| DATA PROVIDED |

________

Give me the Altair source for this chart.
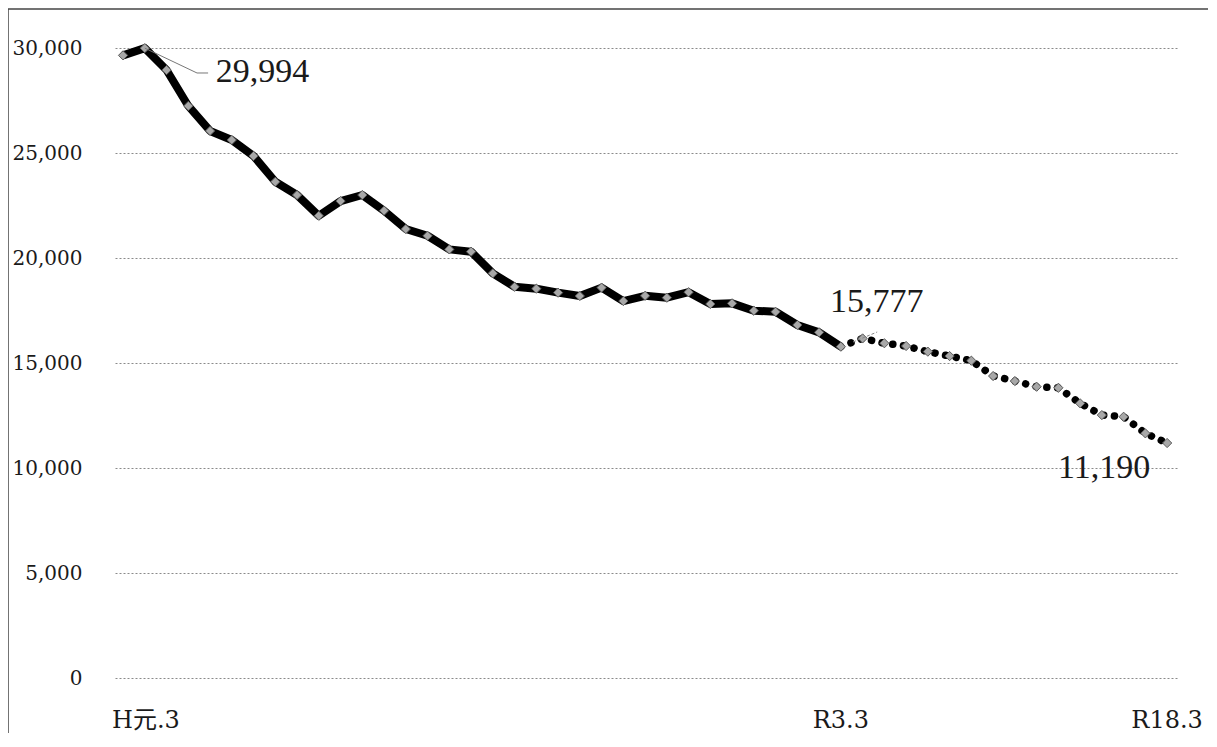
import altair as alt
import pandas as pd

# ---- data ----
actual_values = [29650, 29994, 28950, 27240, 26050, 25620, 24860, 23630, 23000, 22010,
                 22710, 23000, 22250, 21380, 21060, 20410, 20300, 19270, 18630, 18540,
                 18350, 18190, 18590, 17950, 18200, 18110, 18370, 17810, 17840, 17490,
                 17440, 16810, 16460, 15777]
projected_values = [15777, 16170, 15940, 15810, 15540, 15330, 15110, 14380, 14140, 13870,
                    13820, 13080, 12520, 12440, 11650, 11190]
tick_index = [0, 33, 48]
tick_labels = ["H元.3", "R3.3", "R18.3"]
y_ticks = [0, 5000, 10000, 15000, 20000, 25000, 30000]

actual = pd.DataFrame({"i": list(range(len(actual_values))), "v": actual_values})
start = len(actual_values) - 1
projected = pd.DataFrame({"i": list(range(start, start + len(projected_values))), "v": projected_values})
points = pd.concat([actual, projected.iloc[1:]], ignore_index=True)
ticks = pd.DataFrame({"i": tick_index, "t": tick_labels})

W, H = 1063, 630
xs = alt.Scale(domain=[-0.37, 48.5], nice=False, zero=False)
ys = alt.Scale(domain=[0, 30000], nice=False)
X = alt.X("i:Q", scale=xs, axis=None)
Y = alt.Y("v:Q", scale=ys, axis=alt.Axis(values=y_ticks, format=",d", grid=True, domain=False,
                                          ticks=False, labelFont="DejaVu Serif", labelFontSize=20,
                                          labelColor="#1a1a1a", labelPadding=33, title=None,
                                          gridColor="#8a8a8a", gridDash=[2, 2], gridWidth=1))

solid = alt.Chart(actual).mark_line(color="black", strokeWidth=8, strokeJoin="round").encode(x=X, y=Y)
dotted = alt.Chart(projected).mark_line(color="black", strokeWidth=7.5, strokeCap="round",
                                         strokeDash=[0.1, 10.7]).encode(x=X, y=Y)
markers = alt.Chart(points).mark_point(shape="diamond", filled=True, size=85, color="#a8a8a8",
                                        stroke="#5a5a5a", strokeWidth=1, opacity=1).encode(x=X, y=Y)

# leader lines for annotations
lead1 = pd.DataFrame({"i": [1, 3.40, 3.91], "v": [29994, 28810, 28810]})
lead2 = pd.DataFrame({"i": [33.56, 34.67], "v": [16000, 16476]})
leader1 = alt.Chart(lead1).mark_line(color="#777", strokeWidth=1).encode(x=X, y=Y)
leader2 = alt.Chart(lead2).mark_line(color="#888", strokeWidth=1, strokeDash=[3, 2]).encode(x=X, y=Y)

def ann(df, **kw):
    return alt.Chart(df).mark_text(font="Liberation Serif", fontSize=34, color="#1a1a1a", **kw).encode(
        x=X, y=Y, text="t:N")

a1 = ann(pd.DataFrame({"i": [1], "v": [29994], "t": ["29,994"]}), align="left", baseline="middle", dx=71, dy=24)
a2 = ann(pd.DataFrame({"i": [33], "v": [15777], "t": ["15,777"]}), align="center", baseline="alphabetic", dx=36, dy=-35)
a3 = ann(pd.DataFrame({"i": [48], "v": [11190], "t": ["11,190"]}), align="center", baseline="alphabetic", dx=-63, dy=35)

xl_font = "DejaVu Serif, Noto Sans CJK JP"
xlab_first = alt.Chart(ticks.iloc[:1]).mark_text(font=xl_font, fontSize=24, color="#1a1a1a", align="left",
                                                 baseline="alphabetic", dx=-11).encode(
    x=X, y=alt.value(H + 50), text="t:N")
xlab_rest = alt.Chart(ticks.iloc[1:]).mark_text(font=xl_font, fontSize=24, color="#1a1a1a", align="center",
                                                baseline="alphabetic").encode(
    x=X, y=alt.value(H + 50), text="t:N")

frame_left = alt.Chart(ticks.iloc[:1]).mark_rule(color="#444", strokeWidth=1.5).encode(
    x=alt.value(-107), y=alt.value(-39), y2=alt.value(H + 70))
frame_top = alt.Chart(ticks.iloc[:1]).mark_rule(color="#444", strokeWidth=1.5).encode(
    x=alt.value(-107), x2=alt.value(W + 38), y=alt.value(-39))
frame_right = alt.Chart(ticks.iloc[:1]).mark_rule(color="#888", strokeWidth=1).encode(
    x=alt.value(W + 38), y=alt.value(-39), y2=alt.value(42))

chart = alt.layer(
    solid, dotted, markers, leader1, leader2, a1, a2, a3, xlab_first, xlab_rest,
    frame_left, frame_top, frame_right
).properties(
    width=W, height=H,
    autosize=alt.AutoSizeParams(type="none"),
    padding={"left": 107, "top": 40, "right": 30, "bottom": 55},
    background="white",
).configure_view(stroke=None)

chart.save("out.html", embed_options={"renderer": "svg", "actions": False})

________

Restate the material word for word from its first line through the line containing "y_ticks = [0, 5000, 10000, 15000, 20000, 25000, 30000]", both included; the pictures do not belong in it.

| EXERCISE OUTPUT |
Give me the Altair source for this chart.
import altair as alt
import pandas as pd

# ---- data ----
actual_values = [29650, 29994, 28950, 27240, 26050, 25620, 24860, 23630, 23000, 22010,
                 22710, 23000, 22250, 21380, 21060, 20410, 20300, 19270, 18630, 18540,
                 18350, 18190, 18590, 17950, 18200, 18110, 18370, 17810, 17840, 17490,
                 17440, 16810, 16460, 15777]
projected_values = [15777, 16170, 15940, 15810, 15540, 15330, 15110, 14380, 14140, 13870,
                    13820, 13080, 12520, 12440, 11650, 11190]
tick_index = [0, 33, 48]
tick_labels = ["H元.3", "R3.3", "R18.3"]
y_ticks = [0, 5000, 10000, 15000, 20000, 25000, 30000]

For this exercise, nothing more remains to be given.